3. Advising of Swift Messages
What is S.W.I.F.T?
SWIFT stands for the Society for Worldwide Interbank Financial Telecommunications. As such it is a messaging network that financial companies and institutions use to securely transmit information and instructions through a standardised system of codes.
Through our affiliates and correspondents who are proud members of SWIFT, we are able to assist financial companies and institutions in relaying their swift messages to the beneficiary institution. Our network has over 200 corresponding relationships with global financial institutions.
Invoice Discounting also referred as factoring can be construed as Invoice Financing which is a way for businesses to borrow money based on amounts due from their customers. It is a form of asset-based lending that involves the purchase and collection of your accounts receivable. Invoice financing can solve problems associated with customers taking a long time to pay and difficulties obtaining other types of business credit.

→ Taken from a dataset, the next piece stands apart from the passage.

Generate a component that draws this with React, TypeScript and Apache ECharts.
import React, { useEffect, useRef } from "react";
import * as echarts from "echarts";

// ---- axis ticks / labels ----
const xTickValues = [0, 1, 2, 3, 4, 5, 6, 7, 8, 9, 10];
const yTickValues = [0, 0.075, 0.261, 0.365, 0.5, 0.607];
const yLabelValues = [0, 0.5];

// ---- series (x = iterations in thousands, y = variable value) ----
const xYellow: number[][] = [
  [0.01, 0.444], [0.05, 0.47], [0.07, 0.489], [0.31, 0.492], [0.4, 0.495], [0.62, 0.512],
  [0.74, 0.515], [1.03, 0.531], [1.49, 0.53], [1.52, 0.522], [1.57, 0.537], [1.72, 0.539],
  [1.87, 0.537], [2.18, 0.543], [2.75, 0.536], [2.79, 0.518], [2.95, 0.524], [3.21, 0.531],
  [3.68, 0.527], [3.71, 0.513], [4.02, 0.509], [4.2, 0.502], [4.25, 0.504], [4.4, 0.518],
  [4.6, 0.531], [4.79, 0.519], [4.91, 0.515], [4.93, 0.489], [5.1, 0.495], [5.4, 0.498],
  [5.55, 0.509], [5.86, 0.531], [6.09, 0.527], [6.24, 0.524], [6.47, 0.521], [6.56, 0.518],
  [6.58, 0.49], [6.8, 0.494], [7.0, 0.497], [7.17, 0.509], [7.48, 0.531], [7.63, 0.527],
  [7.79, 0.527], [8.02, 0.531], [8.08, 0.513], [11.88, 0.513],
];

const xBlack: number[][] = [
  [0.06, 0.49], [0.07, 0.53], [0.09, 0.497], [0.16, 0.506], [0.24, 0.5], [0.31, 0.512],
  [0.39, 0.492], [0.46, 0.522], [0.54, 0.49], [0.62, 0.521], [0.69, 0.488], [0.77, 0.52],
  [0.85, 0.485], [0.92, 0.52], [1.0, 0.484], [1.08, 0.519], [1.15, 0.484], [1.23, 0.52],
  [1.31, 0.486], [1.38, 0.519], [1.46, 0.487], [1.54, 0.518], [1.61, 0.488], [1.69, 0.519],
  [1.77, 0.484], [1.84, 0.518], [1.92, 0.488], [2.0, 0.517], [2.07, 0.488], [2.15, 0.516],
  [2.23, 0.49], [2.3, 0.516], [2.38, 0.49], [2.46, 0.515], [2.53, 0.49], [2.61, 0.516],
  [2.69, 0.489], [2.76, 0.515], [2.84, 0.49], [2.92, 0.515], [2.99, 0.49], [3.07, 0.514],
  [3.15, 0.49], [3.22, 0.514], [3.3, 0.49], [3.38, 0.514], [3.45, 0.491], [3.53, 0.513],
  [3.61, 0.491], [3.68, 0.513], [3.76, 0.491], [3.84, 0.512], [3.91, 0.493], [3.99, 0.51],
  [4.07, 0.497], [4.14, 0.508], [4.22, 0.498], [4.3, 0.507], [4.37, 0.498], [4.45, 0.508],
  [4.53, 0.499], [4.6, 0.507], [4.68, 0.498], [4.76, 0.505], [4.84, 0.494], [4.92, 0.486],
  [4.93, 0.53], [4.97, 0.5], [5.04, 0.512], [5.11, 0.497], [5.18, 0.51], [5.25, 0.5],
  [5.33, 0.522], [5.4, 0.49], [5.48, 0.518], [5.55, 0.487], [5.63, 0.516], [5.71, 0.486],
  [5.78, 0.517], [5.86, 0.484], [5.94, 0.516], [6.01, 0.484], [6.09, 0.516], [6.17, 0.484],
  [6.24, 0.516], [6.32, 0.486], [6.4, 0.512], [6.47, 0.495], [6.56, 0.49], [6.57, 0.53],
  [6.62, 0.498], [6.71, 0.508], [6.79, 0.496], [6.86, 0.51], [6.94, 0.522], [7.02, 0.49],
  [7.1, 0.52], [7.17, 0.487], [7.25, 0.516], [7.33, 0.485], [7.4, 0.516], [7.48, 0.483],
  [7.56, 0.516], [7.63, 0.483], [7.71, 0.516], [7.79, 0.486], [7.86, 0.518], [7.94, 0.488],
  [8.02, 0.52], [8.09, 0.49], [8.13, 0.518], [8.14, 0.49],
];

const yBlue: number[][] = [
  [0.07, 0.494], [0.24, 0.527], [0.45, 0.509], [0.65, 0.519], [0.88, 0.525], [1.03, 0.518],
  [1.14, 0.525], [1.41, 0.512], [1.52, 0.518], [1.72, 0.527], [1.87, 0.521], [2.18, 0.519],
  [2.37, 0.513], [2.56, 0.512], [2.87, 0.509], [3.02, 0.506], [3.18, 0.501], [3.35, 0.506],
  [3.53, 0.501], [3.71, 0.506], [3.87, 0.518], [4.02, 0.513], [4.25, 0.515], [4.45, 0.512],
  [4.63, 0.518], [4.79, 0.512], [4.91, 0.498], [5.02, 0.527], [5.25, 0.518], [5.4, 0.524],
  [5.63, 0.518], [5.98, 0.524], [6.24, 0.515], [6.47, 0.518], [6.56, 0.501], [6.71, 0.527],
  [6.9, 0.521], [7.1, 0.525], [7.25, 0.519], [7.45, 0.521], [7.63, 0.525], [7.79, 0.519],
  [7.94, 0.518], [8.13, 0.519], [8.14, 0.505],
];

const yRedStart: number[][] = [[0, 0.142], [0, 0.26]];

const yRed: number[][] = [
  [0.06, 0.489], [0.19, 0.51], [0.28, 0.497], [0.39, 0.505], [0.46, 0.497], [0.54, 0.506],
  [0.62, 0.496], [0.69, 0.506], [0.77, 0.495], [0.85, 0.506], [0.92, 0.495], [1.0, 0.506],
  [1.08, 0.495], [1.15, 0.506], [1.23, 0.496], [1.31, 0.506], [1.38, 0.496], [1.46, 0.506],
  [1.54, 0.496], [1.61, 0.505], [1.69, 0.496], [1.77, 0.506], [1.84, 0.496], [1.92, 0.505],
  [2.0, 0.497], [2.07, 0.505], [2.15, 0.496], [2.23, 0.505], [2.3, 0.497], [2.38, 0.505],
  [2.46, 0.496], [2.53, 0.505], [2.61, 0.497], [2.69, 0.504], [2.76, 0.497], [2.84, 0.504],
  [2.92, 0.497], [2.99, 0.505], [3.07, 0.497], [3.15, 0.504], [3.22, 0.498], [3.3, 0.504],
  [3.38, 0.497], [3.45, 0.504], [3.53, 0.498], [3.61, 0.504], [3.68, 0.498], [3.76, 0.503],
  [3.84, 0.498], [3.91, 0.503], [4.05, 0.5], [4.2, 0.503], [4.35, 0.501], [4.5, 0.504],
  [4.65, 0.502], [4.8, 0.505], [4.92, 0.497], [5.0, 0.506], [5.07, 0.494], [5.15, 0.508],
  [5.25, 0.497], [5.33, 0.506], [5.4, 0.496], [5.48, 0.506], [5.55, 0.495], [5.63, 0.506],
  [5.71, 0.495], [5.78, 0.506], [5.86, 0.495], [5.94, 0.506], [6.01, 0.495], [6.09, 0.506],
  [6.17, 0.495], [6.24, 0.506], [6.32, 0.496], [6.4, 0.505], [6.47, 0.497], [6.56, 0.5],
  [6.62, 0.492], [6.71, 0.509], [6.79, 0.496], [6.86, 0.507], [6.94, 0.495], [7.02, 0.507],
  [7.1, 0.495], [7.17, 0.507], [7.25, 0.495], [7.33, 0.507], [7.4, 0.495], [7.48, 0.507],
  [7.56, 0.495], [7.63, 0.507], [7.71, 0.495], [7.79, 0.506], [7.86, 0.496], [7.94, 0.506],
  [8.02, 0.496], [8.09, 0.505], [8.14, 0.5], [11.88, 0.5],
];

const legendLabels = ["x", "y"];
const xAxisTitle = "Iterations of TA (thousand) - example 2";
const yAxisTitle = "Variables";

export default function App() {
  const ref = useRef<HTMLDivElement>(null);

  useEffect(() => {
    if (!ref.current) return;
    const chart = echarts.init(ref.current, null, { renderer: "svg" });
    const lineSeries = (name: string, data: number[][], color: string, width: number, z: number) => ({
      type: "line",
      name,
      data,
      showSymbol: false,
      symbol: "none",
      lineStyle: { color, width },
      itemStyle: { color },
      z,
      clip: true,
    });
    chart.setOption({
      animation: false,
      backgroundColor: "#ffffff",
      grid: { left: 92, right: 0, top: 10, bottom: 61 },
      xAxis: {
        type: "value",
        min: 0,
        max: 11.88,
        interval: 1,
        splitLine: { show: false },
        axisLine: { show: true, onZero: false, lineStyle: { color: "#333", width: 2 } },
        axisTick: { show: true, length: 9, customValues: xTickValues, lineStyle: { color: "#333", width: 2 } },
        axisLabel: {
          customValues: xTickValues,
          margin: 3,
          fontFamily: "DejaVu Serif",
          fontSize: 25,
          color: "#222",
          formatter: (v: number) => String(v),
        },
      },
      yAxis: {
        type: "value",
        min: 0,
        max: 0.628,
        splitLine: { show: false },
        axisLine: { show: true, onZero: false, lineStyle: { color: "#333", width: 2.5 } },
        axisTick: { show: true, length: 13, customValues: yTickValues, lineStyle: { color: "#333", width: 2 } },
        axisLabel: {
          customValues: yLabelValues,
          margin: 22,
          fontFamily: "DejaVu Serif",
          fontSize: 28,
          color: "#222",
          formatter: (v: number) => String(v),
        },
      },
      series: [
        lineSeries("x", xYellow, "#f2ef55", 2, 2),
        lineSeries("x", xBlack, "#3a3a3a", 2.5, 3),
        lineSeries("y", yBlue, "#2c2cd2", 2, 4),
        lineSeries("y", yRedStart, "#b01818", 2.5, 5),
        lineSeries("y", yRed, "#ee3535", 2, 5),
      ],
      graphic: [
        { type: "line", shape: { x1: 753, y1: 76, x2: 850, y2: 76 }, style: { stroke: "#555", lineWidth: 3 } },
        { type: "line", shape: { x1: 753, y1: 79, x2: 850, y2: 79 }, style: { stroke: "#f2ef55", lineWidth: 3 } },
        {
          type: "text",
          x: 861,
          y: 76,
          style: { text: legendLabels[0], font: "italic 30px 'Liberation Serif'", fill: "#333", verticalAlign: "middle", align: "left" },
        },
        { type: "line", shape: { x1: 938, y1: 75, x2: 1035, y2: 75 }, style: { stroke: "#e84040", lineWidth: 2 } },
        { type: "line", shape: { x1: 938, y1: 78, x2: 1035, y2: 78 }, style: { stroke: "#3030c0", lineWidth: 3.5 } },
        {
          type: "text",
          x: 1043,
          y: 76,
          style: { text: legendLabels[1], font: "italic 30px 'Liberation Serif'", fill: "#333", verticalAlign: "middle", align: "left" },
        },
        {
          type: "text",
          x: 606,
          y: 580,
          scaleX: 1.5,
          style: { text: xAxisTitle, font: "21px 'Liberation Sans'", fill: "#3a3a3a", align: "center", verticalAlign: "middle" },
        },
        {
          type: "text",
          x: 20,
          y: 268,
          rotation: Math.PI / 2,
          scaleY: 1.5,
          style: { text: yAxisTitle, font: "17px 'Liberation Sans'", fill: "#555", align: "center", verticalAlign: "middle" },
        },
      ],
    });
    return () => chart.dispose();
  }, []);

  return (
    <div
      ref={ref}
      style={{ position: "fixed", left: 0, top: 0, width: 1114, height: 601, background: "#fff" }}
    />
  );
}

Our Factoring program has the following components
- Advancing Funds against accounts receivable for cash flow acceleration
- Collections of accounts receivable
- Risk & Credit analysis of customers to help you make more informed decisions
- Credit protection to prevent losses due to insolvent or bankrupt customers
- Management of your Accounts Receivable Account including reporting and bookkeeping.
Factoring is a way for you to accelerate cash flow and improve collections from customers that owe you money. It’s also a strategy that overcomes the challenge of being unable to obtain a conventional loan because we’ll provide financing based on the creditworthiness of your accounts receivable rather than your financial statements.
Let’s say you have issued $1000,000 worth of receivables that won’t be due for another 90 days. Through our affiliates and correspondents and as long as the buyer is US Based, through our affiliates, we can lend against these receivables as soon as they are created to provide you with up to 80% of their value ($800,000)—speeding up your cash flow and enhancing the ability of your business to grow. You get the balance of the invoice amount when your customers pay, so you incur no long-term debt.
There are financial institutions that may lend against your accounts receivable, but they do not provide the additional services included without additional cost through our factoring program.
Simply put, when you engage us to be your factor, we actually become your accounts receivable department.